In an interview with Barbados TODAY, senior law lecturer at the University of the West Indies, Cave Hill Campus, Dr Ronnie Yearwood, said Barbados does not currently have a comprehensive framework governing campaign finance.
“In terms of a kind of comprehensive suite of laws for campaign finance, we don’t have that,” he explained. “The only real law that regulates campaign finance is actually in the Representation of the People Act… if you go to Section 48 in there, there’s a limit on election expenses, but in reality that is $10 per voter.”
In a constituency of 10 000 voters, that would translate to a spending cap of $100 000 per candidate. But he questioned whether that figure reflects the true cost of modern campaigning.
Referring to figures from the 2022 election, Dr Yearwood said reports from the Electoral and Boundaries Commission indicated that candidates of the Barbados Labour Party spent a combined $1.3m, while those from the Democratic Labour Party spent close to $950 000.
“But in reality, when you look at the outlay of what the parties produce, there’s no way that these campaigns cost almost a million on each side to run [only],” he said, pointing to the scale of social media operations, paraphernalia, stages and platforms. “Modern campaigns are almost like big music production.”
Dr Yearwood argued that beyond legislation, there must be a broader cultural reckoning about how elections are financed and what voters expect.

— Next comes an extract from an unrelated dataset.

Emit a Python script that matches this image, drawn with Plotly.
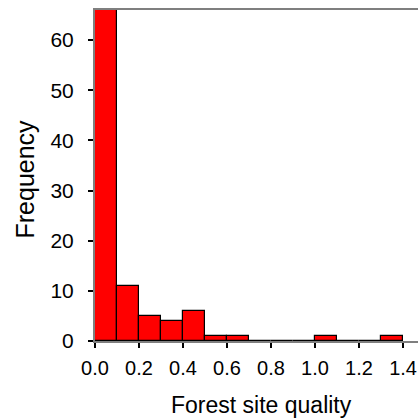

“I think if we are honest with ourselves… we as the public, we want to have our cake and we want to eat it too,” he said. “We want to not have parties funded by private money, but we do not want to fund the parties by state money.”
He suggested that state funding could help reduce the influence of private donations, but warned that such a move would likely face severe public backlash. “I would bet you if any government goes as far as to say they’re gonna use taxpayers’ money to introduce state funding of parties to take the private money out of the political system, they would get hammered.”
Any shift towards public financing, he added, would also require clearly defining what constitutes a political party to prevent abuse. “This would be a comprehensive reform because you realise once you move one part to do one thing, then you have to move the other bit.”
Political scientist and pollster Peter Wickham shared Dr Yearwood’s reservations, describing campaign finance reform as “a complicated issue”.
“I’d actually done a piece for the Organisation of American States (OAS) back in… 2004, 2003, that looked at the issue,” Wickham said. “It’s the kind of thing where everybody wants to do something, but the reality is that there’s not a lot that is done and can be done because it’s going to be controversial.”
Like Dr Yearwood, Wickham pointed to the possibility of publicly funded campaigns but said there appears to be little appetite for such a model.
“If you move to a situation where parties are not allowed to beg for a cent, but then the public has to fund the campaigns,” he said. “I’ve gotten the distinct impression that the public is not comfortable with the idea of paying for election campaigns.”
He also questioned whether the institutional capacity exists to properly monitor and audit campaign spending.
“The Barbados Labour Party has an accounting structure of sorts because they have a CEO and they have the resources to maintain. The Democratic Labour Party doesn’t. Where’s the accounting department of the Friends of Democracy, of Kemar Stewart’s [New National] party?”
“To have an accounting department, you then have to have the ability to pay these people professional fees… and then the EBC has to have an audit department that can audit these kinds of spending, and it’s highly unrealistic.”
Wickham noted that under the current framework, parties themselves are largely unregulated.
“The Constitution doesn’t recognise political parties and then even with individual candidates, their financing is limited. The financing spending of the political parties is not controlled. There’s no attempt to control it, so parties can do what they like.”
While both experts agreed that spending appears to be escalating, they cautioned that meaningful reform would require not only new laws, but political will, public buy-in and significantly strengthened oversight mechanisms.